It all begins in tragedy as a massive fire destroys the Kadam family restaurant and home in Mumbai, India also taking the life of their mother. The Kadams move to Europe to begin a new life. Their quest takes them ultimately and unexpectedly to beautiful small town in rural France. There they come upon an old building in desperate need of repair but ideally suited so believes father Kadam to the establishment of a new restaurant serving their native Indian cuisine. The only obvious glitch is that is located directly across from an obviously very upscale French restaurant a mere 100 feet across the road.
It doesn’t take long for sparks to fly between the rather stuffy and devoted “old school” proprietress of the French restaurant Madame Mallory and the Kadam family. However over time the combativeness dissolves particularly as Madame Mallory begins to see Hassan Kadam as a true genius chef artfully combining traditional French cuisine with elements from India.
Eventually Hassan is drawn to Paris where he becomes an international sensation. However, he ultimately leaves the glitz of Paris for his family and sweetheart and a more pedestrian but happy life back in the village.

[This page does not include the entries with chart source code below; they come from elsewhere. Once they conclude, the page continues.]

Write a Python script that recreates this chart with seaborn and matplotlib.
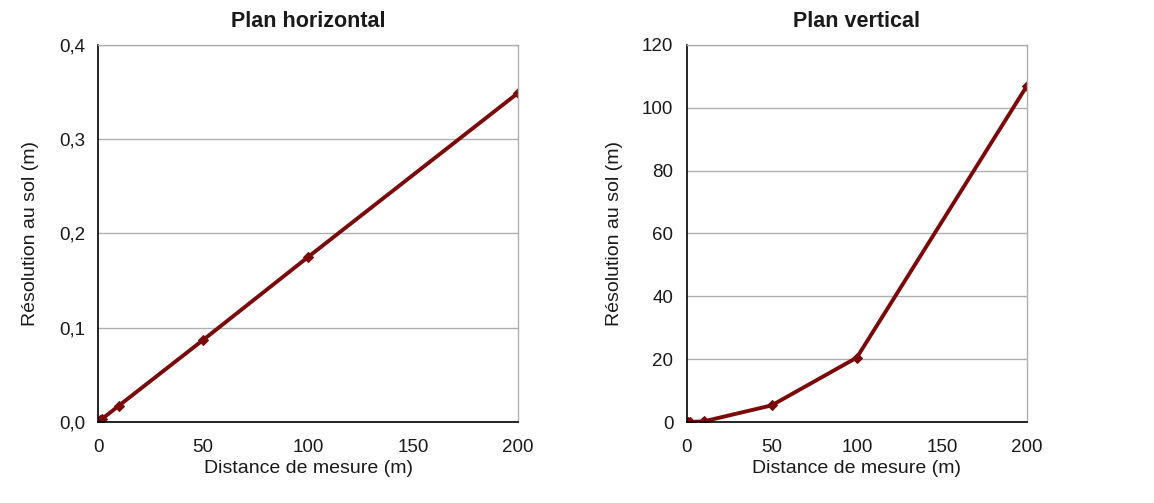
import pandas as pd
import seaborn as sns
import matplotlib.pyplot as plt

# Données
distance = [1, 2, 10, 50, 100, 200]
res_horizontal = [0.0017, 0.0035, 0.0175, 0.087, 0.175, 0.349]
res_vertical = [0.0, 0.02, 0.2, 5.3, 20.5, 107.0]

titres = ["Plan horizontal", "Plan vertical"]
x_ticks = [0, 50, 100, 150, 200]
y_ticks_h = [0.0, 0.1, 0.2, 0.3, 0.4]
y_ticks_v = [0, 20, 40, 60, 80, 100, 120]

df = pd.DataFrame({"distance": distance, "horizontal": res_horizontal, "vertical": res_vertical})

sns.set_style("white")
plt.rcParams['font.family'] = ['Liberation Sans', 'DejaVu Sans']
plt.rcParams['text.color'] = "#1a1a1a"
plt.rcParams['axes.labelcolor'] = "#1a1a1a"
plt.rcParams['xtick.color'] = "black"
plt.rcParams['ytick.color'] = "black"
plt.rcParams['xtick.labelcolor'] = "#1a1a1a"
plt.rcParams['ytick.labelcolor'] = "#1a1a1a"

fig = plt.figure(figsize=(11.54, 5.03), dpi=100)
ax1 = fig.add_axes([0.085, 0.161, 0.364, 0.750])
ax2 = fig.add_axes([0.595, 0.161, 0.295, 0.750])

couleur = "#7a0a0a"

for ax, col, titre, yt in [(ax1, "horizontal", titres[0], y_ticks_h), (ax2, "vertical", titres[1], y_ticks_v)]:
    sns.lineplot(data=df, x="distance", y=col, ax=ax, color=couleur, linewidth=2.8,
                 marker="D", markersize=5, markeredgecolor=couleur)
    ax.set_xlim(0, 200)
    ax.set_ylim(yt[0], yt[-1])
    ax.set_xticks(x_ticks)
    ax.set_yticks(yt)
    ax.set_title(titre, fontsize=15.5, fontweight="bold", pad=13)
    ax.set_xlabel("Distance de mesure (m)", fontsize=14, labelpad=3)
    ax.set_ylabel("Résolution au sol (m)", fontsize=14, labelpad=14)
    ax.yaxis.grid(True, color="#b0b0b0", linewidth=1)
    ax.set_axisbelow(True)
    for s in ["top", "right"]:
        ax.spines[s].set_color("#b0b0b0")
        ax.spines[s].set_linewidth(1)
    for s in ["left", "bottom"]:
        ax.spines[s].set_color("black")
        ax.spines[s].set_linewidth(1.2)
    ax.tick_params(axis="y", direction="inout", length=7, width=1, labelsize=13.5, pad=6)
    ax.tick_params(axis="x", direction="in", length=6, width=1, labelsize=13.5, pad=12)

ax1.set_yticklabels([f"{v:.1f}".replace(".", ",") for v in y_ticks_h])

plt.savefig("out.png", dpi=100)
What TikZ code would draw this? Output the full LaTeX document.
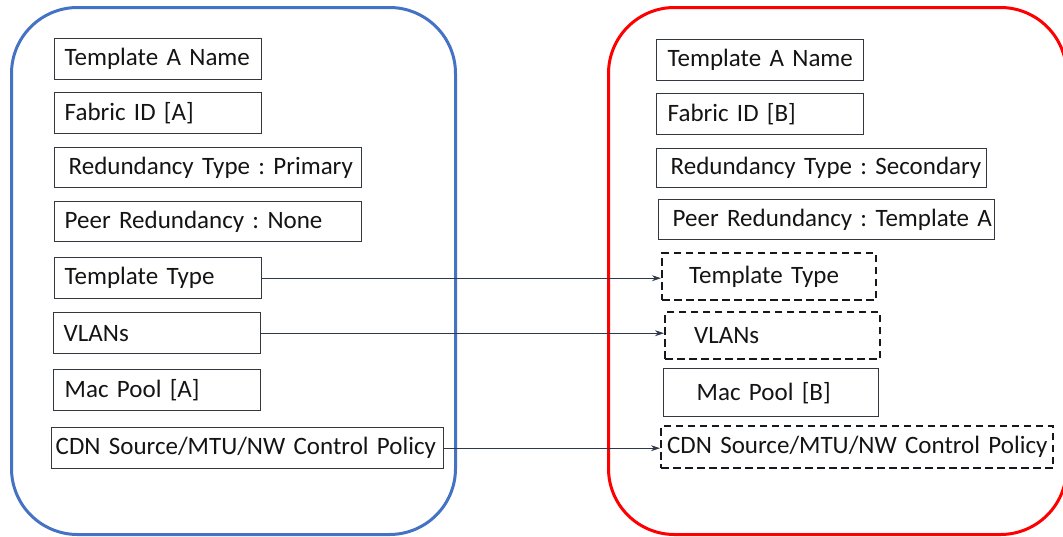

Overall this is an entertaining film but it is in many ways predictable and far too long, over two hours. Moreover it perpetuates the myth among many that French cuisine is the ultimate standard of the world with a few spices from India perhaps bringing a little something to the table but always solely in the French way. This is therefore yet another example of the long standing stereotypical French gastronomical arrogance. Oh well, oui oui!
There are however many examples of love and redemption and displays of strong spirit; all good things in my world. It also is rich in magnificent cinematography all of which makes “The Hundred Foot Journey” a very watchable and mostly enjoyable film.